PACTI reviews the "serious phenomenon" of shackling Palestinian detainees "in a systematic manner and throughout all stages of detention and interrogation." Its purpose is to dehumanize and inflict pain, suffering, punishment, intimidation, and discrimination as a way of lawlessly extracting information even though experts acknowledge that torture is ineffective, counterproductive, and, of course, illegal under all circumstances at all times with no exceptions allowed ever.
Israel's use of shackling "has snowballed almost out of control....even when it serves no real" purpose, and it begins at the time of arrest. Plastic handcuffs are used "that can be tightened but cannot be released or halted." They inflict pain, especially when hands are cuffed from behind, the most common way.
Shackling continues during interrogation, "where diverse and creative forms of cuffing are intended to apply pain and pressure...." Then in cells, detainees are painfully shackled to beds for extended periods.
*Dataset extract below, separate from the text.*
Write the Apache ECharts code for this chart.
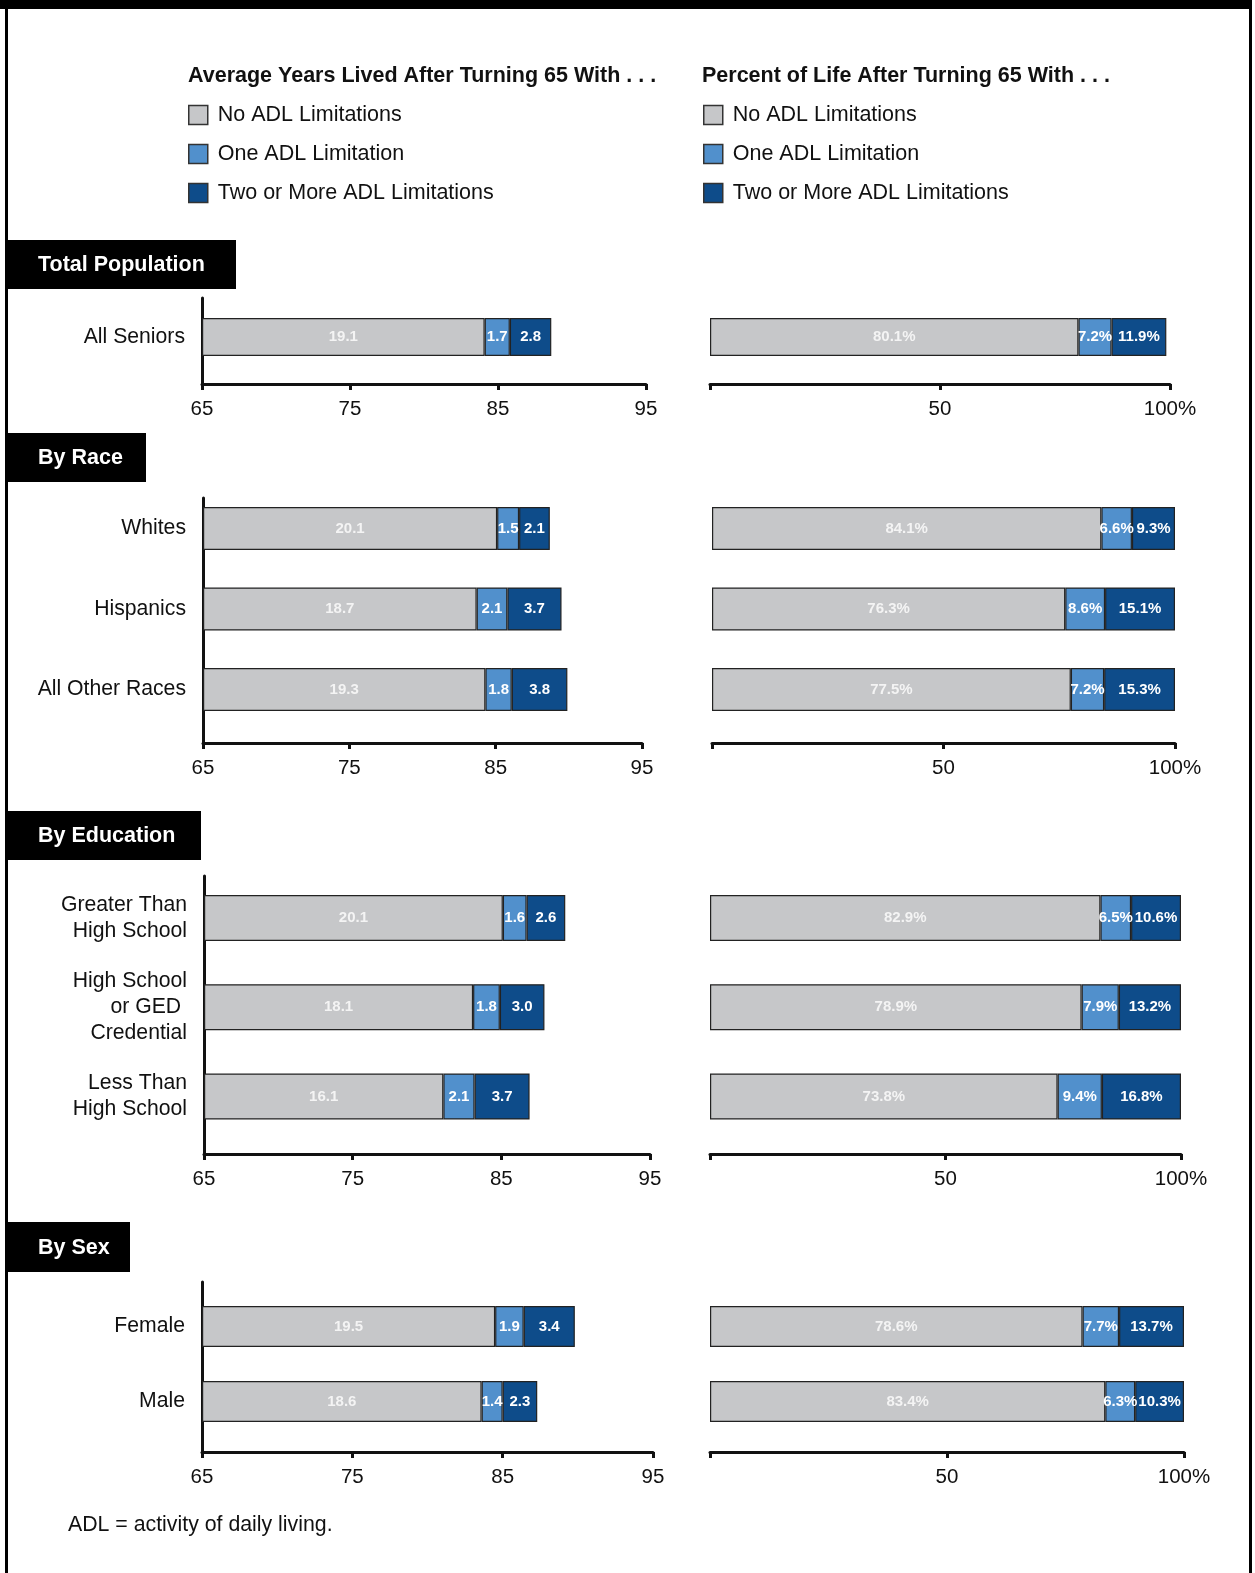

Even when they're transfered for urgent hospital treatment, cuffing stays in place throughout.
In his "Torture Ruling," (HCJ 5100/94 Public Committee Against Torture in Israel v. Prime Minister of Israel), former President of the Israeli High Court of Justice (HCJ), Aaron Barak (1995 - 2006), addressed cuffing as follows:
"A reasonable interrogation is an interrogation without torture, without cruel or inhuman treatment of the interrogee, and without a humiliating attitude thereto. It is forbidden to use brutal and inhuman measures during the course of the interrogation....Painful cuffing is a prohibited action. Moreover: other means exist to prevent escape from lawful custody or to protect the interrogators which do not involve causing pain and suffering to the interrogee."